Why I Was Happy My Daughter DIDN’T Come Home With a ‘Happy Report’

I know what you’re thinking, “Wait, why don’t you want your child to come home with a happy behavioral report?” Your next question… “What the heck is a happy report?”

My daughter is in transitional kindergarten. She has around 25 other 5 year olds in her classroom. That is a loooooot of tiny humans to keep in line. A very common classroom-wide behavioral system that many teachers implement is the “Stop light” visual. All the students start on the green light at the beginning of the day. These students are meant to understand a list of criteria or rules to comply with. If they do not meet these “rules”, they go up to the yellow light. If things continue to go south, they then land on the red light. Each student has the opportunity to earn one happy report each day.

In my daughters class, if they are in yellow, they no longer receive a “happy report” that day. To earn a happy report, you must listen to the teacher, follow directions, be a good friend, etc. After earning 30 happy reports, the learner then gets to turn the batch of reports in for a prize. This is a standard token economy!

I will admit, 99% of the time my daughter comes home with a happy report. She is an amazing kid! However, I am going to go in to why I was happy that she DID NOT come home with a happy report one day.

Side noteIf this became a chronic issue, well, this would be an entirely different blog post. Honestly, this entire blog would probably entail different content :). But because this was an isolated occurrence, it opened up great dialogue for us.

It is okay to not ALWAYS be perfect!

As soon as my daughter approached me, the first thing she told me was that she did not earn her ‘Happy Report’ that day. My first reaction was, “Oh really?”  (Well that is new!). My next question… “Why?”

She quickly told me the reason. I quipped back with, “Well that is okay, we all have off days! You can try harder tomorrow!”

It is important to stress that we can not always be perfect. We all have off days! If I would have immediately told her she was in trouble or that she would have had a consequence from me… How fair would that be? Plus, her teacher already addressed it with her. It was handled!

I also do not want her to feel like she has to be perfect. Every. Single. Day! How stressful would that be? I also think it is important that your children see you as a parent fail every now and then. Haha… #momfail moments for the win!

Showing how you come back from failure or tribulations is JUST as important for your children to see. That is real life! Those life skills are not necessarily taught in school but will be a NECESSITY in your child’s future. So anytime you feel like you “don’t have it together”… Girl, you’re climbing mountains and showing your child just how strong you are. No better teacher on how to show strength then you, mama! Keep it up :).

Revisit the “Rules of the classroom”

This is probably one of my FAVORITE reasons why she did not come home with a ‘Happy Report’… It opened up dialogue for us to revisit the rules of the classroom.

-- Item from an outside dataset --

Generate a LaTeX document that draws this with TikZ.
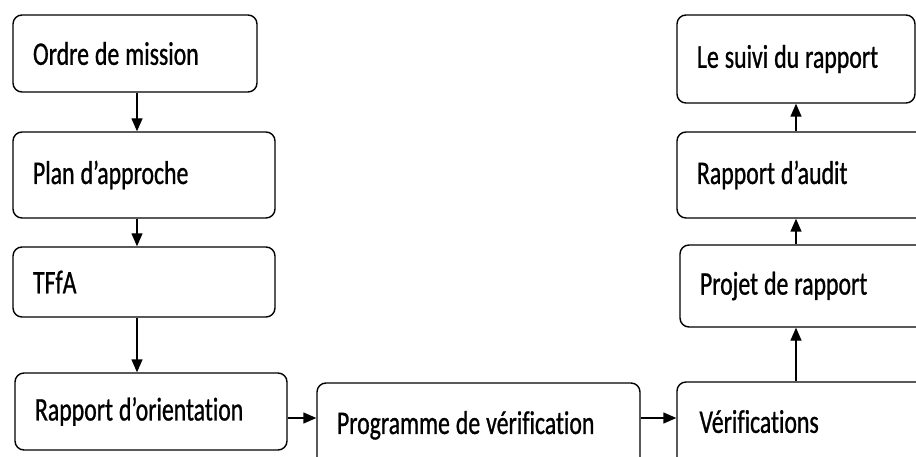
\documentclass[tikz,border=0pt]{standalone}
\usepackage{fontspec}
\setmainfont[Ligatures={NoCommon}, FakeStretch=0.72, FakeBold=0.8]{Carlito}
\usetikzlibrary{arrows.meta}
% tight interword space for the box labels
\newcommand{\boxfont}{\fontsize{33}{38}\selectfont\fontdimen2\font=6pt\fontdimen3\font=1pt}
\begin{document}
\begin{tikzpicture}[x=1pt,y=-1pt,
  stepbox/.style={draw, line width=1.4pt, rounded corners=9pt, align=flush left,
    inner xsep=20pt, inner ysep=0pt, font=\boxfont, anchor=center},
  flow/.style={line width=1.4pt, -{Triangle[length=13pt,width=11pt]}}]
\useasboundingbox (0,0) rectangle (916,457);
\clip (0,0) rectangle (916,457);
% left column
\node[stepbox, minimum width=244pt, text width=204pt, minimum height=77pt] (ordre) at (135,53.5) {Ordre de mission};
\node[stepbox, minimum width=262pt, text width=222pt, minimum height=86pt] (plan) at (144,175) {Plan d'approche};
\node[stepbox, minimum width=262pt, text width=222pt, minimum height=70pt] (tffa) at (144,282) {TFfA};
\node[stepbox, minimum width=272pt, text width=232pt, minimum height=77pt] (orient) at (151,411.5) {Rapport d'orientation};
% bottom row
\node[stepbox, minimum width=323pt, text width=283pt, minimum height=88pt] (prog) at (478.5,427) {\raisebox{9pt}{Programme de vérification}};
\node[stepbox, minimum width=270pt, text width=225pt, minimum height=88pt, inner xsep=22.5pt] (verif) at (812,426) {\raisebox{9pt}{Vérifications}};
% right column
\node[stepbox, minimum width=260pt, text width=220pt, minimum height=82pt] (projet) at (810,286) {Projet de rapport};
\node[stepbox, minimum width=263pt, text width=223pt, minimum height=86pt] (audit) at (808.5,175) {Rapport d'audit};
\node[stepbox, minimum width=238pt, text width=198pt, minimum height=88pt] (suivi) at (796,59) {\mbox{Le suivi du rapport}};
% connectors
\draw[flow] (ordre.south -| 137,0) -- (plan.north -| 137,0);
\draw[flow] (plan.south -| 137,0) -- (tffa.north -| 137,0);
\draw[flow] (tffa.south -| 137,0) -- (orient.north -| 137,0);
\draw[flow] (orient.east |- 0,418) -- (prog.west |- 0,418);
\draw[flow] (prog.east |- 0,418) -- (verif.west |- 0,418);
\draw[flow] (verif.north -| 796,0) -- (projet.south -| 796,0);
\draw[flow] (projet.north -| 796,0) -- (audit.south -| 796,0);
\draw[flow] (audit.north -| 796,0) -- (suivi.south -| 796,0);
\end{tikzpicture}
\end{document}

Honestly, when my daughter comes home with her ‘happy report’ each day, it almost becomes the norm… The expectation. The criterion for how she earns that report becomes desensitized.

When she DIDN’T come home with the report, we were able to talk about how she could do better the next day! We talked about appropriate listening skills, how I love that she is a great friend, following directions, etc. It was an amazing discussion!

When I dropped her off at school the next day, we were both excited for her to have a better day! It was the ‘renewal’ that she needed!

She was comfortable to come to me

I was also grateful that she felt comfortable telling me that she didn’t earn her ‘happy report’. It was literally the first thing she told me after school. But she also knew that she was entering a safe and nurturing environment.

Instead of getting in trouble, I chose to approach it as a teachable moment. How can she learn from this? How can she grow? Our place as parents is to raise good humans. Why would we want to break them down? Yelling at her wouldn’t do ANYTHING in this situation. This was an amazing opportunity for development… So I ran with it :).